We often speak of being entitled to something, like a vacation, a grade, an inheritance, or an apology. Notice, however, that in many of these cases we could just as easily have said that we deserve these things. Thus, the terms ‘entitled to’ and ‘deserve’ are often used interchangeably. This raises the question of desert’s relationship to entitlement. Are they one and the same, or are they different? And if they are distinct notions, then what connection, if any, does desert bear to entitlement?

First, though, what exactly is entitlement? Reflecting on a few cases can bring out the sense of ‘entitlement’ of interest here. Suppose, then, that the rules of a certain corporation state that its employees shall receive two weeks of paid vacation after one year of full-time employment. Now suppose that an employee of the company has worked full-time for one year. This employee is now entitled to two weeks of paid vacation. Or, to take another example, suppose the rules of a certain board game specify that a player who rolls “snake eyes” must lose a turn. If a player now rolls snake eyes, then that player is “entitled” to lose a turn. (Admittedly, we don’t usually think of penalties as objects of entitlement, but, in the sense of ‘entitlement’ that concerns us, they can be.) Suppose, as a final example, that the accepted rules of etiquette state that the hostess of an upcoming dinner party shall receive RSVPs from her invited guests, even if she fails to request the favor of a response. In that case, the hostess is entitled to a response from all her invitees. These cases have several things in common. First, there is a conventional rule that specifies that a person shall receive a certain treatment in virtue of possessing an “entitlement base” (that is, a particular attribute or performance of a certain action). Second, there is a person who falls under the rule and who has the entitlement base. Third, this person thereby comes to be entitled to the treatment in question. These are paradigmatic cases of entitlement.
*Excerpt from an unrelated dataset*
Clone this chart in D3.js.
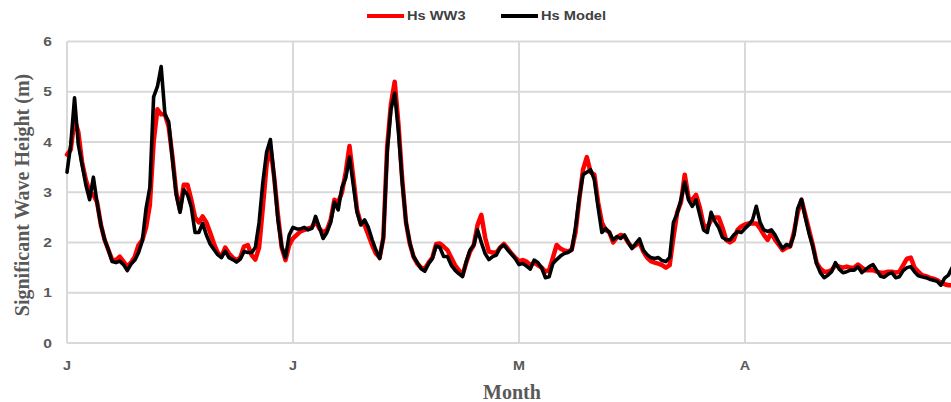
<!DOCTYPE html>
<html>
<head>
<meta charset="utf-8">
<script src="https://cdn.jsdelivr.net/npm/d3@7"></script>
<style>
  html, body { margin: 0; padding: 0; background: #ffffff; }
  svg { display: block; }
</style>
</head>
<body>
<div id="chart"></div>
<script>
// Significant wave height: WW3 hindcast vs. model, half-day samples
const stepDays = 0.5;
const monthLabels = ["J", "J", "M", "A"];
const monthStartDays = [0, 30, 60, 90];
const yTicks = [0, 1, 2, 3, 4, 5, 6];
const seriesNames = ["Hs WW3", "Hs Model"];

const hsWW3 = [
  3.75, 3.85, 4.45, 4.2, 3.6, 3.25, 3.0, 2.95, 2.8, 2.35,
  2.05, 1.85, 1.65, 1.65, 1.72, 1.62, 1.52, 1.6, 1.72, 1.95,
  2.05, 2.3, 2.75, 4.0, 4.65, 4.55, 4.55, 4.3, 3.7, 3.0,
  2.65, 3.15, 3.15, 2.85, 2.5, 2.4, 2.52, 2.4, 2.2, 1.98,
  1.8, 1.72, 1.9, 1.78, 1.7, 1.65, 1.7, 1.92, 1.95, 1.75,
  1.66, 1.9, 2.7, 3.55, 3.9, 3.3, 2.55, 1.9, 1.65, 1.95,
  2.08, 2.15, 2.22, 2.25, 2.28, 2.3, 2.42, 2.28, 2.2, 2.25,
  2.45, 2.85, 2.8, 3.0, 3.4, 3.92, 3.3, 2.65, 2.38, 2.35,
  2.15, 1.95, 1.78, 1.7, 2.1, 3.9, 4.75, 5.2, 4.35, 3.25,
  2.4, 1.98, 1.72, 1.58, 1.5, 1.48, 1.6, 1.7, 1.97, 1.98,
  1.92, 1.85, 1.7, 1.55, 1.45, 1.35, 1.6, 1.82, 1.95, 2.35,
  2.55, 2.1, 1.82, 1.8, 1.8, 1.9, 1.97, 1.88, 1.78, 1.7,
  1.63, 1.65, 1.62, 1.55, 1.6, 1.55, 1.5, 1.42, 1.45, 1.7,
  1.95, 1.88, 1.84, 1.82, 1.86, 2.2, 2.85, 3.45, 3.7, 3.4,
  3.35, 2.8, 2.4, 2.25, 2.2, 2.0, 2.1, 2.15, 2.12, 2.0,
  1.9, 1.95, 2.0, 1.82, 1.7, 1.63, 1.6, 1.58, 1.55, 1.5,
  1.55, 2.1, 2.6, 2.8, 3.35, 2.9, 2.85, 2.95, 2.7, 2.35,
  2.3, 2.45, 2.5, 2.5, 2.3, 2.05, 2.0, 2.05, 2.25, 2.32,
  2.36, 2.38, 2.38, 2.38, 2.28, 2.15, 2.05, 2.2, 2.05, 1.95,
  1.85, 1.9, 1.92, 2.2, 2.6, 2.85, 2.55, 2.25, 1.95, 1.6,
  1.48, 1.42, 1.42, 1.45, 1.55, 1.52, 1.5, 1.52, 1.5, 1.5,
  1.56, 1.5, 1.45, 1.45, 1.45, 1.42, 1.4, 1.4, 1.42, 1.42,
  1.4, 1.42, 1.55, 1.68, 1.7, 1.5, 1.42, 1.35, 1.33, 1.3,
  1.28, 1.25, 1.2, 1.17, 1.15, 1.15
];

const hsModel = [
  3.4, 3.95, 4.88, 3.95, 3.55, 3.15, 2.85, 3.3, 2.78, 2.35,
  2.05, 1.85, 1.62, 1.6, 1.63, 1.56, 1.44, 1.57, 1.65, 1.8,
  2.03, 2.68, 3.1, 4.9, 5.1, 5.5, 4.55, 4.4, 3.65, 2.95,
  2.6, 3.05, 2.95, 2.7, 2.2, 2.2, 2.38, 2.15, 1.97, 1.86,
  1.76, 1.7, 1.83, 1.7, 1.66, 1.61, 1.67, 1.82, 1.8, 1.8,
  1.9, 2.4, 3.2, 3.8, 4.05, 3.3, 2.45, 1.92, 1.7, 2.15,
  2.3, 2.27, 2.27, 2.3, 2.25, 2.28, 2.52, 2.3, 2.08, 2.2,
  2.4, 2.8, 2.65, 3.1, 3.28, 3.7, 3.15, 2.6, 2.35, 2.45,
  2.3, 2.06, 1.85, 1.68, 2.1, 3.8, 4.65, 4.97, 4.2, 3.2,
  2.4, 2.0, 1.72, 1.6, 1.48, 1.43, 1.58, 1.68, 1.93, 1.9,
  1.72, 1.72, 1.55, 1.45, 1.38, 1.32, 1.62, 1.85, 1.95, 2.25,
  2.0, 1.78, 1.66, 1.72, 1.75, 1.9, 1.95, 1.85, 1.77, 1.68,
  1.56, 1.58, 1.53, 1.47, 1.65, 1.6, 1.5, 1.3, 1.32, 1.58,
  1.66, 1.73, 1.78, 1.8, 1.85, 2.3, 2.9, 3.35, 3.4, 3.45,
  3.25, 2.7, 2.2, 2.28, 2.2, 2.05, 2.12, 2.08, 2.15, 2.0,
  1.88, 1.98, 2.07, 1.85, 1.76, 1.7, 1.68, 1.7, 1.64, 1.62,
  1.7, 2.4, 2.58, 2.85, 3.2, 2.85, 2.72, 2.85, 2.55, 2.25,
  2.2, 2.6, 2.42, 2.3, 2.1, 2.06, 2.05, 2.15, 2.22, 2.2,
  2.28, 2.35, 2.45, 2.72, 2.4, 2.25, 2.22, 2.25, 2.15, 2.0,
  1.88, 1.96, 1.93, 2.15, 2.68, 2.86, 2.5, 2.18, 1.92, 1.58,
  1.4, 1.3, 1.35, 1.42, 1.6, 1.47, 1.4, 1.42, 1.45, 1.45,
  1.52, 1.4, 1.46, 1.52, 1.56, 1.44, 1.33, 1.31, 1.37, 1.4,
  1.3, 1.32, 1.44, 1.5, 1.52, 1.42, 1.34, 1.32, 1.3, 1.27,
  1.25, 1.23, 1.15, 1.29, 1.35, 1.5
];

const W = 951, H = 402;
const plot = { left: 67, right: 971, top: 41.5, bottom: 343 };

const svg = d3.select("#chart").append("svg")
  .attr("width", W).attr("height", H)
  .attr("viewBox", `0 0 ${W} ${H}`);

const x = d3.scaleLinear().domain([0, 120]).range([plot.left, plot.right]);
const y = d3.scaleLinear().domain([0, 6]).range([plot.bottom, plot.top]);

const gridColor = "#d9d9d9";
const labelColor = "#595959";

// horizontal gridlines
svg.append("g").selectAll("line").data(yTicks).join("line")
  .attr("x1", plot.left).attr("x2", W)
  .attr("y1", d => y(d)).attr("y2", d => y(d))
  .attr("stroke", gridColor).attr("stroke-width", 2);

// vertical gridlines at month starts
svg.append("g").selectAll("line").data(monthStartDays).join("line")
  .attr("x1", d => x(d)).attr("x2", d => x(d))
  .attr("y1", plot.top).attr("y2", plot.bottom)
  .attr("stroke", gridColor).attr("stroke-width", 2);

// y tick labels (slightly widened bold sans)
svg.append("g").selectAll("text").data(yTicks).join("text")
  .attr("transform", d => `translate(52,${y(d) + 4.6}) scale(1.2,1)`)
  .attr("text-anchor", "end")
  .attr("font-family", "Arial, 'Liberation Sans', sans-serif")
  .attr("font-weight", "bold").attr("font-size", 13)
  .attr("fill", labelColor)
  .text(d => d);

// x tick labels
svg.append("g").selectAll("text").data(monthLabels).join("text")
  .attr("transform", (d, i) => `translate(${x(monthStartDays[i])},370) scale(1.2,1)`)
  .attr("text-anchor", "middle")
  .attr("font-family", "Arial, 'Liberation Sans', sans-serif")
  .attr("font-weight", "bold").attr("font-size", 12)
  .attr("fill", labelColor)
  .text(d => d);

// axis titles
svg.append("text")
  .attr("x", 512).attr("y", 399)
  .attr("text-anchor", "middle")
  .attr("font-family", "'Times New Roman', 'Liberation Serif', serif")
  .attr("font-weight", "bold").attr("font-size", 20)
  .attr("fill", labelColor)
  .text("Month");

svg.append("text")
  .attr("transform", "translate(29,195) rotate(-90)")
  .attr("text-anchor", "middle")
  .attr("font-family", "'Times New Roman', 'Liberation Serif', serif")
  .attr("font-weight", "bold").attr("font-size", 20)
  .attr("fill", labelColor)
  .text("Significant Wave Height (m)");

// series lines
const line = d3.line()
  .x((d, i) => x(i * stepDays))
  .y(d => y(d))
  .curve(d3.curveLinear);

const series = [
  { name: seriesNames[0], values: hsWW3, color: "#ff0000", width: 4.5 },
  { name: seriesNames[1], values: hsModel, color: "#000000", width: 3.6 }
];

svg.append("g").selectAll("path").data(series).join("path")
  .attr("d", d => line(d.values))
  .attr("fill", "none")
  .attr("stroke", d => d.color)
  .attr("stroke-width", d => d.width)
  .attr("stroke-linejoin", "round")
  .attr("stroke-linecap", "round");

// legend
const legendX = [367, 501];
const legend = svg.append("g").selectAll("g").data(series).join("g")
  .attr("transform", (d, i) => `translate(${legendX[i]},16)`);
legend.append("line")
  .attr("x1", 0).attr("x2", 37).attr("y1", 0).attr("y2", 0)
  .attr("stroke", d => d.color).attr("stroke-width", 4);
legend.append("text")
  .attr("transform", "translate(40,4.3) scale(1.22,1)")
  .attr("font-family", "Arial, 'Liberation Sans', sans-serif")
  .attr("font-weight", "bold").attr("font-size", 12)
  .attr("fill", "#404040")
  .text(d => d.name);
</script>
</body>
</html>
Clearly, entitlement thus understood is structurally similar to desert. For entitlement, like desert, is a three-place relation among an entitled subject, a basis of entitlement, and an object of entitlement. Also, as noted above, many objects of entitlement—vacations, punishment, replies to invitations—are also objects of desert. Furthermore, failure to treat in accordance with entitlement, like failure to treat in accordance with desert, can be an injustice. These considerations might lead some to conclude that there is a profound relationship between entitlement and desert.

Some might want to say that the relationship between desert and entitlement is extremely intimate. Indeed, the “institutional” theories of desert mentioned in Section 3 are precisely those that identify desert with some sort of entitlement. However, this proposed connection (identity) is a bit too intimate, for there are cases in which a person is entitled to something but doesn’t deserve it, and also cases in which what’s deserved isn’t something to which the person is entitled. For instance, the rules that govern the state lottery might entitle the winning ticket holder to one hundred million dollars, even if the lucky winner doesn’t deserve so much money. Or, it might be that everyone in the United States deserves free or affordable access to basic health care, even though there are no rules that entitle us to it. These cases suggest that if there is an interesting relationship between desert and entitlement, it isn’t identity.
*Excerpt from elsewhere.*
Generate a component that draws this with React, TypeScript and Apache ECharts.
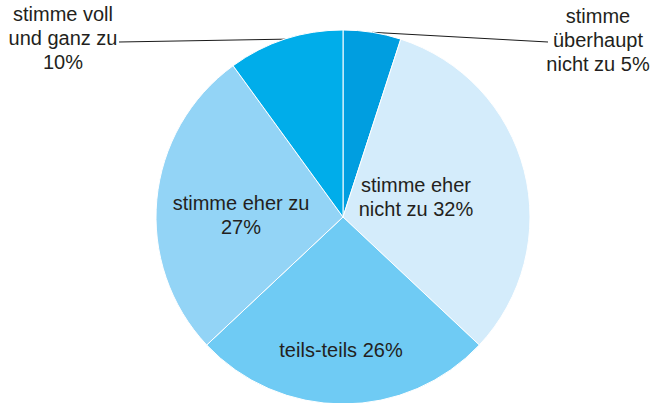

At least some authors have claimed that although entitlement is not identical to desert, it is nevertheless a basis for desert (Feldman 1992, 1995a; McLeod 1999). On their view, being entitled to something is a basis for deserving it. Perhaps the main motivation for this position springs from combining the conviction that justice is simply the getting of what’s deserved with the apparent fact that failing to treat in accordance with entitlement can involve injustice. If this combination of views is correct, it would seem to follow that being entitled to something must be a basis for deserving it. But this view also suffers from serious problems. One is its implication that evil or morally repugnant rules are capable of generating desert. Suppose, for example, that Nazi laws entitled officers of the SS to property confiscated from Jews. Even so, it hardly seems correct to say that, in virtue of this, the Nazi officers came to deserve (even prima facie) the stolen property. Another problem with the view that entitlement is a basis for desert is that it seems to violate the requirement that a desert basis must be a fact about the deserving subject. Unlike the property of being morally virtuous or being lazy, the property of being entitled by the rules to x is a highly extrinsic property of an individual, and thus cannot count as a basis for desert.
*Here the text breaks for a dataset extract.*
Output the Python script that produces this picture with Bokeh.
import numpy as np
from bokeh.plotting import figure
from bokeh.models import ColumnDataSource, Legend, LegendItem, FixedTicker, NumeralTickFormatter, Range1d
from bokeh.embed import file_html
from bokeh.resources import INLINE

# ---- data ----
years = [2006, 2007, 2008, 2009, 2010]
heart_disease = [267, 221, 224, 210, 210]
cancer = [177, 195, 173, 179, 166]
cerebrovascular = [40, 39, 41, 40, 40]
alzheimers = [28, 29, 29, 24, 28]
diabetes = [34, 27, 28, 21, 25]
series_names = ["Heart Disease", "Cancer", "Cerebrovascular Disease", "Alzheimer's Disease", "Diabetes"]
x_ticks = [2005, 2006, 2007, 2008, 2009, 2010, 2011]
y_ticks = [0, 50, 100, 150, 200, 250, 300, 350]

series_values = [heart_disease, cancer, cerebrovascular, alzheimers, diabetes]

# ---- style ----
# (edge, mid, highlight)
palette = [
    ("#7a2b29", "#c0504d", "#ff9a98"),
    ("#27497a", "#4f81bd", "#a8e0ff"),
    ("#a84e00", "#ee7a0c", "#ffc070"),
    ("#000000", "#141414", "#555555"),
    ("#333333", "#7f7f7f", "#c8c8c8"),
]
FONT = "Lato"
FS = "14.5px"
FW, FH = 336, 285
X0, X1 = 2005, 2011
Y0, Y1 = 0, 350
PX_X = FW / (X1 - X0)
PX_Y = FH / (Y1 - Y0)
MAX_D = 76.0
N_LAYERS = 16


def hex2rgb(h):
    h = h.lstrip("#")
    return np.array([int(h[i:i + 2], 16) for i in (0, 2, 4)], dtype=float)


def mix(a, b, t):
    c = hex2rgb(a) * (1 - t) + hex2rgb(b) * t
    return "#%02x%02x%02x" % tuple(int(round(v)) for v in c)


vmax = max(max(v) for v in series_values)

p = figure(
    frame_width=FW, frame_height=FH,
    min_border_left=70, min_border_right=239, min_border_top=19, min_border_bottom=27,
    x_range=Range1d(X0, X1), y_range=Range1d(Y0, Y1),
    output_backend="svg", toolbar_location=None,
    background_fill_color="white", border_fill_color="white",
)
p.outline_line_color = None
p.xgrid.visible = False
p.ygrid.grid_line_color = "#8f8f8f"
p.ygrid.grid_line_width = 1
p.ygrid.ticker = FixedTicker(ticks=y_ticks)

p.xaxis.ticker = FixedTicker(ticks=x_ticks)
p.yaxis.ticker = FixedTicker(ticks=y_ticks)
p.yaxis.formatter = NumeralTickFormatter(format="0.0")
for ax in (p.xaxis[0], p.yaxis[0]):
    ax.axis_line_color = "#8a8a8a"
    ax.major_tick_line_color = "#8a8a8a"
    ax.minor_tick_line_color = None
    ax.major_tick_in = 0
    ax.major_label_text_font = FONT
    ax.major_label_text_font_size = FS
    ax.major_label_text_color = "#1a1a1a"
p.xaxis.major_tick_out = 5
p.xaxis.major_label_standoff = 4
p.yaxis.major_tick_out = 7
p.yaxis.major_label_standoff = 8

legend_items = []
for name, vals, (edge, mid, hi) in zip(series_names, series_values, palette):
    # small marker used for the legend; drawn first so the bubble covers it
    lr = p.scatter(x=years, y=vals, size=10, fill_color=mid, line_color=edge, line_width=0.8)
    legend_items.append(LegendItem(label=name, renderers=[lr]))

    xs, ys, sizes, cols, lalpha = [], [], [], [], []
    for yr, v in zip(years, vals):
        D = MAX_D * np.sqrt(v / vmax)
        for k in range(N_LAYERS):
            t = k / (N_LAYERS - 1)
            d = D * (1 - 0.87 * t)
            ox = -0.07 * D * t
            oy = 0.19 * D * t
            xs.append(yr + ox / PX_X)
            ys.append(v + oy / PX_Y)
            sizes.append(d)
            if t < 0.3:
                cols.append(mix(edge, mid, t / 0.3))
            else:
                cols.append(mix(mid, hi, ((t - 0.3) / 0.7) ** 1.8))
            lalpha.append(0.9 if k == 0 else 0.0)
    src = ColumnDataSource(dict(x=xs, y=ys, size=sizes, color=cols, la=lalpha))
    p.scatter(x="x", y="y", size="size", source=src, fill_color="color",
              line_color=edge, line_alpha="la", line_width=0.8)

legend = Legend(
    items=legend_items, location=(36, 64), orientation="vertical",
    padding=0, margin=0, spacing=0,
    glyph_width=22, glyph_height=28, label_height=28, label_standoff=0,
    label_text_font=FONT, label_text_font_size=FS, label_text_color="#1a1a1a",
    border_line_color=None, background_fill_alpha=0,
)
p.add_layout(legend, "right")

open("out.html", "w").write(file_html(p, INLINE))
A third proposed connection between desert and entitlement is found in Cupit (1996b). Suppose, for purposes of illustration, that the orchestra has just pulled off an electrifying performance of Dvorak’s Ninth Symphony. The musicians deserve the audience’s admiration, and there are rules for how it can be expressed. If, as in this case, their admiration is immense, then the rules call for a standing ovation. Put another way, there is a rule that entitles the musicians to a standing ovation from the audience. Thus, if the audience fails to give the orchestra a standing ovation, the message is conveyed that the musicians don’t deserve it. In other words, if the audience fails to give the players that to which they are entitled, then it fails to give them what they deserve. In this way, a link seems to be forged between desert and entitlement: the rules that generate entitlement also help to shape the meanings of the actions that fall under those rules; those actions are meant to express what the recipient deserves; therefore, failure to treat in accordance with entitlement can result in failure to treat in accordance with desert.

Responsibility

Much of the relevant literature presupposes or explicitly considers some conception of the relationship, if any, that desert bears to the concept of responsibility. As noted in Section 3, some authors (e.g., Rawls 1971, Rachels 1978, Pojman 1997) claim that desert always presupposes responsibility. On their view, one cannot deserve anything in virtue of an action or attribute for which one isn’t responsible. Feldman (1995a), Cupit (1996a, b), and others challenge this claim by pointing to properties that seem to be bases for desert but that do not presuppose responsibility. Innocent suffering, being a person, being beautiful, being a member of an endangered species - all of these properties are plausibly regarded as bases for desert of various forms of treatment, such as compensation, respect, admiration, protection, and so on, in spite of the fact that one need not be responsible for possessing them. Thus, it seems that if there is a desert-responsibility connection, it’s not as simple as some have thought.